Para superar sua timidez, Josenir Lacerda começou a escrever o que considera ser “versos livres”. Isso, aos 12 anos de idade. Apesar da presença forte de métrica e rima, não eram exatamente como as regras do cordel exigem.
Em 1991, Elói Teles de Morais, percebendo que na década de 1980 a literatura de cordel estava perdendo a força, convidou vários cordelistas, dentre eles, Josenir, e fundou a Academia de Cordelistas do Crato. “Isso dava até uma força para cobrar da gente como um compromisso maior”, acredita. Esse movimento foi um ressurgimento dos folhetos no Cariri como um todo.

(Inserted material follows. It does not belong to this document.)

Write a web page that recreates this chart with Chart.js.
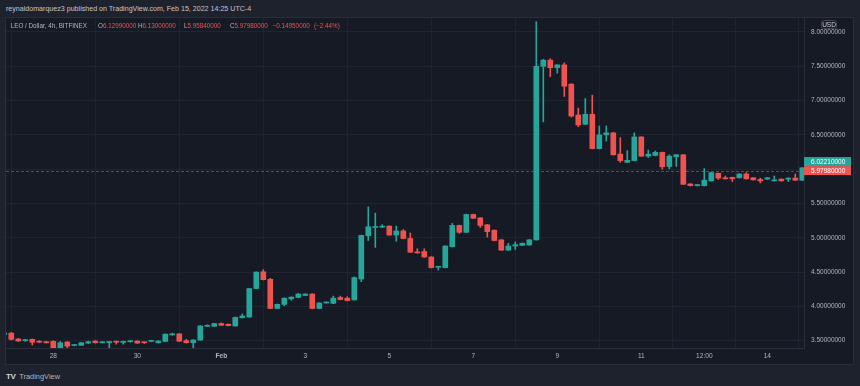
<!DOCTYPE html>
<html>
<head>
<meta charset="utf-8">
<script src="https://cdn.jsdelivr.net/npm/chart.js@4.4.1/dist/chart.umd.min.js"></script>
<style>
  html, body { margin: 0; padding: 0; }
  body { width: 860px; height: 386px; overflow: hidden; position: relative; background: #1e222d; font-family: 'Liberation Sans', Arial, sans-serif; color: #b2b5be; }
  .abs { position: absolute; white-space: nowrap; line-height: 9px; }
  .pane { position: absolute; left: 5px; top: 17px; width: 849px; height: 348px; box-sizing: border-box; border: 1px solid #2a2e39; background: #161a25; }
  #wrap { position: absolute; left: 6px; top: 18px; width: 847px; height: 346px; }
  .hdr { font-size: 7.1px; color: #c3c6ce; }
  .leg { font-size: 6.3px; color: #b2b5be; }
  .red { color: #ef5350; }
</style>
</head>
<body>
<div class="abs hdr" style="left:6px; top:4.5px;">reynaldomarquez3 published on TradingView.com, Feb 15, 2022 14:25 UTC-4</div>
<div class="pane"></div>
<div id="wrap"><canvas id="myChart" width="847" height="346"></canvas></div>
<div class="abs leg" style="left:10.7px; top:20.5px;">LEO / Dollar, 4h, BITFINEX</div>
<div class="abs leg" style="left:98px; top:20.5px;">O<span class="red">6.12990000</span></div>
<div class="abs leg" style="left:138px; top:20.5px;">H<span class="red">6.13000000</span></div>
<div class="abs leg" style="left:184px; top:20.5px;">L<span class="red">5.95840000</span></div>
<div class="abs leg" style="left:230px; top:20.5px;">C<span class="red">5.97980000</span></div>
<div class="abs leg red" style="left:272.7px; top:20.5px;">−0.14950000</div>
<div class="abs leg red" style="left:314px; top:20.5px;">(−2.44%)</div>
<div class="abs" style="left:6px; top:371.5px; font-size:8px; font-weight:900; letter-spacing:-0.5px; color:#d1d4dc;">TV</div>
<div class="abs" style="left:19.3px; top:371.5px; font-size:7.4px; color:#b2b5be;">TradingView</div>
<script>
// 4h candles, Jan 26 20:00 -> Feb 14 20:00
const days = ['Jan 26', 'Jan 27', 'Jan 28', 'Jan 29', 'Jan 30', 'Jan 31', 'Feb 1', 'Feb 2', 'Feb 3', 'Feb 4',
    'Feb 5', 'Feb 6', 'Feb 7', 'Feb 8', 'Feb 9', 'Feb 10', 'Feb 11', 'Feb 12', 'Feb 13', 'Feb 14'];
const hours = ['00:00', '04:00', '08:00', '12:00', '16:00', '20:00'];
const times = days.flatMap(d => hours.map(h => d + ' ' + h)).slice(5);

const opens = [
    3.59, 3.61, 3.525, 3.50, 3.52, 3.49, 3.485,
    3.49, 3.395, 3.48, 3.43, 3.432, 3.465, 3.495, 3.47, 3.473, 3.49, 3.475, 3.485, 3.495, 3.48, 3.49, 3.47,
    3.49, 3.585, 3.60, 3.50, 3.47, 3.51, 3.71, 3.71, 3.75, 3.74, 3.715, 3.835, 3.845, 4.26, 4.505, 4.395,
    3.97, 4.03, 4.11, 4.13, 4.16, 4.18, 3.97, 4.05, 4.045, 4.13, 4.12, 4.095, 4.40, 5.03, 5.15, 5.155,
    5.17, 5.04, 5.10, 4.99, 4.795, 4.80, 4.72, 4.57, 4.565, 4.87, 5.18, 5.08, 5.34, 5.29, 5.19, 5.11,
    4.97, 4.82, 4.88, 4.89, 4.895, 4.97, 7.50, 7.59, 7.48, 7.52, 7.24, 6.79, 6.655, 6.80, 6.30, 6.50,
    6.53, 6.22, 6.10, 6.125, 6.47, 6.19, 6.20, 6.245, 6.04, 6.18, 6.21, 5.785, 5.76, 5.76, 5.83, 5.94,
    5.87, 5.88, 5.875, 5.93, 5.875, 5.85, 5.855, 5.83, 5.855, 5.855, 5.87, 5.84
];
const highs = [
    3.62, 3.62, 3.535, 3.52, 3.525, 3.50, 3.49,
    3.50, 3.49, 3.49, 3.44, 3.475, 3.495, 3.50, 3.485, 3.49, 3.495, 3.495, 3.50, 3.50, 3.485, 3.50, 3.50,
    3.60, 3.61, 3.605, 3.52, 3.515, 3.72, 3.73, 3.755, 3.76, 3.745, 3.845, 3.89, 4.265, 4.505, 4.535, 4.41,
    4.035, 4.125, 4.14, 4.19, 4.185, 4.185, 4.055, 4.065, 4.15, 4.15, 4.14, 4.43, 5.04, 5.45, 5.36, 5.19,
    5.175, 5.17, 5.12, 5.07, 4.84, 4.84, 4.725, 4.585, 4.885, 5.21, 5.185, 5.345, 5.345, 5.295, 5.195, 5.115,
    4.975, 4.92, 4.94, 4.925, 4.975, 8.15, 7.60, 7.61, 7.525, 7.55, 7.245, 6.89, 7.03, 7.08, 6.63, 6.63,
    6.535, 6.46, 6.27, 6.53, 6.475, 6.28, 6.265, 6.25, 6.21, 6.215, 6.215, 5.79, 5.78, 6.01, 5.955, 5.945,
    5.90, 5.885, 5.935, 5.95, 5.88, 5.87, 5.88, 5.90, 5.86, 5.875, 5.93, 6.025
];
const lows = [
    3.58, 3.51, 3.49, 3.49, 3.437, 3.47, 3.465,
    3.39, 3.39, 3.40, 3.425, 3.43, 3.455, 3.465, 3.465, 3.39, 3.45, 3.45, 3.48, 3.46, 3.46, 3.485, 3.465,
    3.485, 3.58, 3.49, 3.465, 3.39, 3.505, 3.705, 3.705, 3.72, 3.715, 3.71, 3.83, 3.84, 4.255, 4.385, 3.965,
    3.965, 4.01, 4.09, 4.125, 4.155, 3.965, 3.965, 4.045, 4.04, 4.095, 4.08, 4.09, 4.36, 4.96, 4.86, 5.15,
    5.035, 4.95, 4.985, 4.785, 4.775, 4.715, 4.56, 4.53, 4.56, 4.865, 5.065, 5.075, 5.28, 5.15, 5.01, 4.955,
    4.815, 4.815, 4.83, 4.885, 4.89, 4.965, 6.69, 7.35, 7.40, 7.06, 6.76, 6.62, 6.65, 6.295, 6.295, 6.41,
    6.205, 6.10, 6.095, 6.12, 6.185, 6.17, 6.195, 6.00, 6.005, 6.04, 5.775, 5.755, 5.755, 5.755, 5.825, 5.85,
    5.855, 5.82, 5.87, 5.855, 5.84, 5.80, 5.85, 5.825, 5.825, 5.82, 5.835, 5.835
];
const closes = [
    3.61, 3.52, 3.495, 3.515, 3.477, 3.478, 3.47,
    3.395, 3.47, 3.42, 3.437, 3.47, 3.485, 3.47, 3.48, 3.485, 3.478, 3.49, 3.495, 3.465, 3.47, 3.497, 3.495,
    3.595, 3.60, 3.493, 3.47, 3.51, 3.715, 3.725, 3.75, 3.725, 3.72, 3.84, 3.86, 4.26, 4.50, 4.39, 3.97,
    4.03, 4.12, 4.135, 4.18, 4.18, 3.97, 4.05, 4.06, 4.12, 4.10, 4.085, 4.42, 5.035, 5.16, 5.16, 5.165,
    5.04, 5.10, 4.99, 4.79, 4.78, 4.72, 4.565, 4.58, 4.88, 5.18, 5.08, 5.34, 5.285, 5.18, 5.09, 4.96,
    4.82, 4.88, 4.90, 4.92, 4.97, 7.50, 7.59, 7.48, 7.52, 7.21, 6.775, 6.645, 6.80, 6.30, 6.50, 6.53,
    6.21, 6.125, 6.13, 6.47, 6.19, 6.22, 6.245, 6.035, 6.19, 6.21, 5.78, 5.76, 5.775, 5.84, 5.95, 5.87,
    5.86, 5.86, 5.93, 5.86, 5.845, 5.83, 5.875, 5.84, 5.83, 5.87, 5.84, 6.02
];

const xTickTimes = ['Jan 28 00:00', 'Jan 30 00:00', 'Feb 1 00:00', 'Feb 3 00:00', 'Feb 5 00:00',
    'Feb 7 00:00', 'Feb 9 00:00', 'Feb 11 00:00', 'Feb 12 12:00', 'Feb 14 00:00'];
const xTickText = ['28', '30', 'Feb', '3', '5', '7', '9', '11', '12:00', '14'];
const yTicks = [3.5, 4.0, 4.5, 5.0, 5.5, 6.0, 6.5, 7.0, 7.5, 8.0];

const lastPrice = 5.9798;
const prevPrice = 6.0221;

const UP = '#26a69a';
const DOWN = '#ef5350';
const GRID = '#202431';
const TEXT = '#b2b5be';
const FONT = "'Liberation Sans', Arial, sans-serif";

const colors = opens.map((o, i) => closes[i] >= o ? UP : DOWN);

const priceMarks = {
    id: 'priceMarks',
    beforeDatasetsDraw(chart) {
        const { ctx, chartArea, scales } = chart;
        const y = Math.round(scales.y.getPixelForValue(lastPrice)) + 0.5;
        ctx.save();
        ctx.strokeStyle = 'rgba(180, 60, 62, 0.8)';
        ctx.lineWidth = 1;
        ctx.setLineDash([3, 2]);
        ctx.beginPath();
        ctx.moveTo(chartArea.left, y);
        ctx.lineTo(chartArea.right, y);
        ctx.stroke();
        ctx.restore();
    },
    afterDraw(chart) {
        const { ctx, chartArea, scales } = chart;
        const x = chartArea.right;
        const redY = scales.y.getPixelForValue(lastPrice);
        const h = 9;
        ctx.save();
        ctx.font = '6.5px ' + FONT;
        ctx.textBaseline = 'middle';
        ctx.textAlign = 'left';
        // red label (last close)
        ctx.fillStyle = DOWN;
        ctx.fillRect(x, redY - h / 2, 47, h);
        ctx.fillStyle = '#ffffff';
        ctx.fillText(lastPrice.toFixed(8), x + 7, redY + 0.5);
        // teal label pushed above
        const tealTop = redY - h / 2 - h;
        ctx.fillStyle = UP;
        ctx.fillRect(x, tealTop, 47, h);
        ctx.fillStyle = '#ffffff';
        ctx.fillText(prevPrice.toFixed(8), x + 7, tealTop + h / 2 + 0.5);
        // USD box
        ctx.fillStyle = '#161a25';
        ctx.strokeStyle = '#434651';
        ctx.lineWidth = 1;
        ctx.beginPath();
        ctx.roundRect(815.5, 2.5, 15, 8, 2);
        ctx.fill();
        ctx.stroke();
        ctx.fillStyle = '#d1d4dc';
        ctx.textAlign = 'center';
        ctx.fillText('USD', 823, 7);
        ctx.restore();
    }
};

const ctx = document.getElementById('myChart');
const myChart = new Chart(ctx, {
    type: 'bar',
    data: {
        datasets: [{
            label: 'body',
            data: opens.map((o, i) => ({ x: i, y: [o, closes[i]] })),
            backgroundColor: colors,
            barThickness: 5,
            minBarLength: 1,
            grouped: false
        }, {
            label: 'wick',
            data: lows.map((l, i) => ({ x: i, y: [l, highs[i]] })),
            backgroundColor: colors,
            barThickness: 1,
            grouped: false
        }]
    },
    options: {
        responsive: false,
        animation: false,
        layout: { padding: 0 },
        plugins: {
            legend: { display: false },
            tooltip: { enabled: false }
        },
        scales: {
            x: {
                type: 'linear',
                min: 0.243,
                max: 114.243,
                offset: false,
                afterBuildTicks(scale) {
                    scale.ticks = xTickTimes.map(t => ({ value: times.indexOf(t) }));
                },
                afterFit(scale) {
                    scale.height = 16;
                    scale.paddingLeft = 0;
                    scale.paddingRight = 0;
                },
                grid: { color: GRID, drawTicks: false },
                border: { color: '#2a2e39' },
                ticks: {
                    autoSkip: false,
                    maxRotation: 0,
                    padding: 4,
                    color: TEXT,
                    font: c => ({ family: FONT, size: 6.6, weight: xTickText[c.index] === 'Feb' ? 'bold' : 'normal' }),
                    callback: (v) => xTickText[xTickTimes.indexOf(times[v])]
                }
            },
            y: {
                position: 'right',
                min: 3.3936,
                max: 8.204,
                afterBuildTicks(scale) {
                    scale.ticks = yTicks.map(v => ({ value: v }));
                },
                afterFit(scale) {
                    scale.width = 49;
                    scale.paddingTop = 0;
                    scale.paddingBottom = 0;
                },
                grid: { color: GRID, drawTicks: false },
                border: { color: '#2a2e39' },
                ticks: {
                    padding: 7,
                    color: TEXT,
                    font: { family: FONT, size: 6.5 },
                    callback: v => v.toFixed(8)
                }
            }
        }
    },
    plugins: [priceMarks]
});
</script>
</body>
</html>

O amor pela “causa”, como ela mesma considera o cordel, é grande. A cratense, de memória, contabiliza 140 publicações, somando parcerias e coletâneas, que considera como “filhos”. Apesar de garantir que gosta igualmente de todos, destaca “O Linguajar Cearense” como aquele mais jeitoso, danado e que ganhou o mundo. Hoje, está presente até em livros didáticos. Numa brincadeira com o vocabulário local, escreve em trecho:
“Quem briga bota boneco
Sem valor é fulerage
Copo pequeno é caneco
Estrada boa é rodage
O tristonho é capiongo
Galo ou inchaço é mondrongo
E a ralé é catrevage”
O Crato, claro, sempre foi uma grande inspiração. “É encantador. É a ‘capital da Cultura’. Foi e sempre será. A raiz cultural é muito forte”, acredita a cordelista. O vínculo com sua cidade natal vem misturado de um respeito e carinho como se tem por um ancestral, opina Josenir. Para ela, o “espírito provinciano”, mesmo com a modernidade, mantém o encanto. “O pé de serra, a Chapada. Ser abençoada por essa magia é uma das coisas que mais me gratifica”, completa.